5 thoughts on “April 19th: “When You Are Old””

  1. Oh, you are way too generous by Yeats. (Granted I’d never seen the Ronson poem before, so I had nothing against which to judge his own, apparently more restrained, version of this self-venerating nonsense.) Dude, Maud Gonne is NEVER gonna take down that book! If she’s dreaming about anything gone by, it’s her youthful firebrandishness, not you!
    Besides which, after striking out with Maud, he waited until her daughter was grown up and then proposed to HER. That’s just not right.

    1. Besides which, after striking out with Maud, he waited until her daughter was grown up and then proposed to HER.
      Oh my god, did he REALLY??? That’s APPALLING. That may displace my previous favorite bit of Yeats creepiness, A Prayer for my Daughter. The whole thing is amazing but here’s the best part, IMO:
      …An intellectual hatred is the worst,
      So let her think opinions are accursed.
      Have I not seen the loveliest woman born
      Out of the mouth of Plenty’s horn,
      Because of her opinionated mind
      Barter that horn and every good
      By quiet natures understood
      For an old bellows full of angry wind?…
      Classy, Yeats. Even your daughter is still somehow all about your ex-girlfriend, huh? Also, I hate it when guys try to decide EXACTLY how beautiful they want their daughter to be, as he does earlier in the poem–not TOO beautiful but not ugly or anything, they usually decide. Just…why are you even thinking about that? It’s weird.

  2. <>
    That’s exactly what I thought when I first read that poem! Really, WB? In a poem about your BABY DAUGHTER?
    That said, I should also say I think he’s one of the greatest poets ever, at least in the English language, which is all I can vouch for. I always wonder how different his poetry might have been (better or worse?) if things with Maud had worked out the way he wanted.
    Yay, poetry month! I’ve really enjoyed these posts.

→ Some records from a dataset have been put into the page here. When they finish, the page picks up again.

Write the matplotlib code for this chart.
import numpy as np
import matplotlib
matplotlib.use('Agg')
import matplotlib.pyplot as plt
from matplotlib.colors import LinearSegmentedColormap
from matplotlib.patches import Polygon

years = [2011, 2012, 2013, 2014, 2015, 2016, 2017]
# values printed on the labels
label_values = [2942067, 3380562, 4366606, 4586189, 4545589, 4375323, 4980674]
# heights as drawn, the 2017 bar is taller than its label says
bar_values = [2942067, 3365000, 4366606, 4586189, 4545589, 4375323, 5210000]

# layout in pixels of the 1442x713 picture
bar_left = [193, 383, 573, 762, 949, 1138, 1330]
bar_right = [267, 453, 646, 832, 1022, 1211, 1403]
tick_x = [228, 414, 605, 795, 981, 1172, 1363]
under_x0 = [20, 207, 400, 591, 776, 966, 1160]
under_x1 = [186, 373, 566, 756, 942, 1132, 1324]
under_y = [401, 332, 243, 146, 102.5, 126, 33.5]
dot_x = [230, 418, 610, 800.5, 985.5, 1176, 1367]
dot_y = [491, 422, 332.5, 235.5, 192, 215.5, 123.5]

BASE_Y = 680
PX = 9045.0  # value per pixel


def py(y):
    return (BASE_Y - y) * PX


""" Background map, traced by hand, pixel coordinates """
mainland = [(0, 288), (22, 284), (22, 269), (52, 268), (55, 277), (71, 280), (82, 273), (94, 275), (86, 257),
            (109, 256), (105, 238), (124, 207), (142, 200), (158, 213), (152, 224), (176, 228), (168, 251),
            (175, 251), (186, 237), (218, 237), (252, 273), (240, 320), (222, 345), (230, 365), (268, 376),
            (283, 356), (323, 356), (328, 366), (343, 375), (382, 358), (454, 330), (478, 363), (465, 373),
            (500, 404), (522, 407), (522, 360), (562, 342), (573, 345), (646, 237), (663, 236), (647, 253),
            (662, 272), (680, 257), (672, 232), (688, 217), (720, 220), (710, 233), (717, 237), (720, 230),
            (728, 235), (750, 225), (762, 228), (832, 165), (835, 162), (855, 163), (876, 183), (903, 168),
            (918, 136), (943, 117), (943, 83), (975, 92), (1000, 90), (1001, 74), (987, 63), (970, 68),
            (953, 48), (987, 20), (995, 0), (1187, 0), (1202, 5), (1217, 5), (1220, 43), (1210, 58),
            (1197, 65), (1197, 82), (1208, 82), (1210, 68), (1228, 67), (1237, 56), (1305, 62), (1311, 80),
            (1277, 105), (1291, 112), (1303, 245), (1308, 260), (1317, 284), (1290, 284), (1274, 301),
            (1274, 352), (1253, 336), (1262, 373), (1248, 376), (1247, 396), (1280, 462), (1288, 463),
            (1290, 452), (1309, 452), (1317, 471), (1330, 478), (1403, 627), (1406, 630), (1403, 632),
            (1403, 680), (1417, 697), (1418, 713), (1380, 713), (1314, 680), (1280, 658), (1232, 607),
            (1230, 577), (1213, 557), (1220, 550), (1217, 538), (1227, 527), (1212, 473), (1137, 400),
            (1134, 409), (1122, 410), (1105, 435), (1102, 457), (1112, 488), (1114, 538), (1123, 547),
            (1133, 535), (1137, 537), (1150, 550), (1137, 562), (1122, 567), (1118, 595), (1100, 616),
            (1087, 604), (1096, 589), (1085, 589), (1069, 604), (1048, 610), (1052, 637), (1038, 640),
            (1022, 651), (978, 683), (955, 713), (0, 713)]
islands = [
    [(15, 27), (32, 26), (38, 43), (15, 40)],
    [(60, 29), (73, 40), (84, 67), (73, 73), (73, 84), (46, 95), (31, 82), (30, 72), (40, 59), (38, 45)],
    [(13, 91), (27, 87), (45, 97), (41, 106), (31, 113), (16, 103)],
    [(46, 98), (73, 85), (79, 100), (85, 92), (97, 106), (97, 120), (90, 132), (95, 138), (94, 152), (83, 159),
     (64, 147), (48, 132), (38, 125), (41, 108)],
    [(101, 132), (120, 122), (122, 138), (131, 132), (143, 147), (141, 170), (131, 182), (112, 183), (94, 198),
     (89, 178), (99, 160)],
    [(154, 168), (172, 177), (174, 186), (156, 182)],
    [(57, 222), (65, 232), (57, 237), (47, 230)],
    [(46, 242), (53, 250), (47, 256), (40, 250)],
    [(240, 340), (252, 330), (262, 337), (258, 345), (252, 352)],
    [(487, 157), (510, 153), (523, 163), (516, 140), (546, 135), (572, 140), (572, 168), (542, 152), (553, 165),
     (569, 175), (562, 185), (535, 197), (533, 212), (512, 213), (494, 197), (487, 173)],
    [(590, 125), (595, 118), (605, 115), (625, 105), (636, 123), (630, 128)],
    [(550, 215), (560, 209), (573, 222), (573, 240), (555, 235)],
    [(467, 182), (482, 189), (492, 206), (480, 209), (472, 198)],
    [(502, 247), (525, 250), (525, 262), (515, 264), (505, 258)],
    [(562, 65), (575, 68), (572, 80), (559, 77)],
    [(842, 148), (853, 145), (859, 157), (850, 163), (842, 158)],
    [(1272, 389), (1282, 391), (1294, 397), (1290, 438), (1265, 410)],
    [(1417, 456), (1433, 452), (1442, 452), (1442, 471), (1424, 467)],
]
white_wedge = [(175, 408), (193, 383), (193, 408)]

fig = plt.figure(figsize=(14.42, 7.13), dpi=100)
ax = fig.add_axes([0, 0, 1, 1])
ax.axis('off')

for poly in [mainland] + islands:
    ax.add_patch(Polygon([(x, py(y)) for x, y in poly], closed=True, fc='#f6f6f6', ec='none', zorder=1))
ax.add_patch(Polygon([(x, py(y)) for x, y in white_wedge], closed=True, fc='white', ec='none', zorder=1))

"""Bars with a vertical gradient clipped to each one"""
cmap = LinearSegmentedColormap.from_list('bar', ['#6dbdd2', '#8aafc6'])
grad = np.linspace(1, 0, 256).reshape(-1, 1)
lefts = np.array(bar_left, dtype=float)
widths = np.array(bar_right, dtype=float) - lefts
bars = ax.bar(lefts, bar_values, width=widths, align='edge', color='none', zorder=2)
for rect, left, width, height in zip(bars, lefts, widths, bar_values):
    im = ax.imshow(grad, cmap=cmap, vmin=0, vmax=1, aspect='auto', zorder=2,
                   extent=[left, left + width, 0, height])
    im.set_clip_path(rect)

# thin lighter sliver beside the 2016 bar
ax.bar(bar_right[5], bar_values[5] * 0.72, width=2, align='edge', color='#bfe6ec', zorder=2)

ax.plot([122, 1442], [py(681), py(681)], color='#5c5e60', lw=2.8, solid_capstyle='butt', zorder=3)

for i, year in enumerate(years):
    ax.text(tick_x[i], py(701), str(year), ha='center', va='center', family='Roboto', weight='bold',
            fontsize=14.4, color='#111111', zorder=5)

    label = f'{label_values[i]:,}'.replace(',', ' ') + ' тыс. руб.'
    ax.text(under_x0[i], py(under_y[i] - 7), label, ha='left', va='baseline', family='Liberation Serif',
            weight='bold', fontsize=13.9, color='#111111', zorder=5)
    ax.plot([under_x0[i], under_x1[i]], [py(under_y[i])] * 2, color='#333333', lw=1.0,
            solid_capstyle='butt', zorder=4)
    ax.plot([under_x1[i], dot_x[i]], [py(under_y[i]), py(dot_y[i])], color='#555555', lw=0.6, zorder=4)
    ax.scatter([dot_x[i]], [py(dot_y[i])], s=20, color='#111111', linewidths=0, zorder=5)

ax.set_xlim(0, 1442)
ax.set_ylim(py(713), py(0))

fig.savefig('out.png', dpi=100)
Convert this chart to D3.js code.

    1. I adore Yeats too…as I said “Among School Children” has one of my very favorite descriptions of love ever, where he says “And it seemed that our two natures blent/into a sphere from youthful sympathy/or else, to alter Plato’s parable/into the yoke and white of the one shell.”
      I have similar wonderings about Keats, who is also one of my favorite poets–if he hadn’t had TB, and he’d lived longer, would he have grown up and written unimaginably amazing poetry that WASN’T all about the brevity of life, Romantic Gothic, and women being jerks? Or was that actually his first best destiny? Because they are GREAT poems about the brevity of life, Romantic Gothic, and women being jerks…
      Hee, WB! Now I am imagining the story of Yeats and Maud Gonne as a WB-style teen drama. Or else the WB, but as produced by Yeats. Lots of really angsty teen dramas about political activists and Greek mythology, I guess, with really esoteric and incomprehensible but strangely compelling segments every few episodes?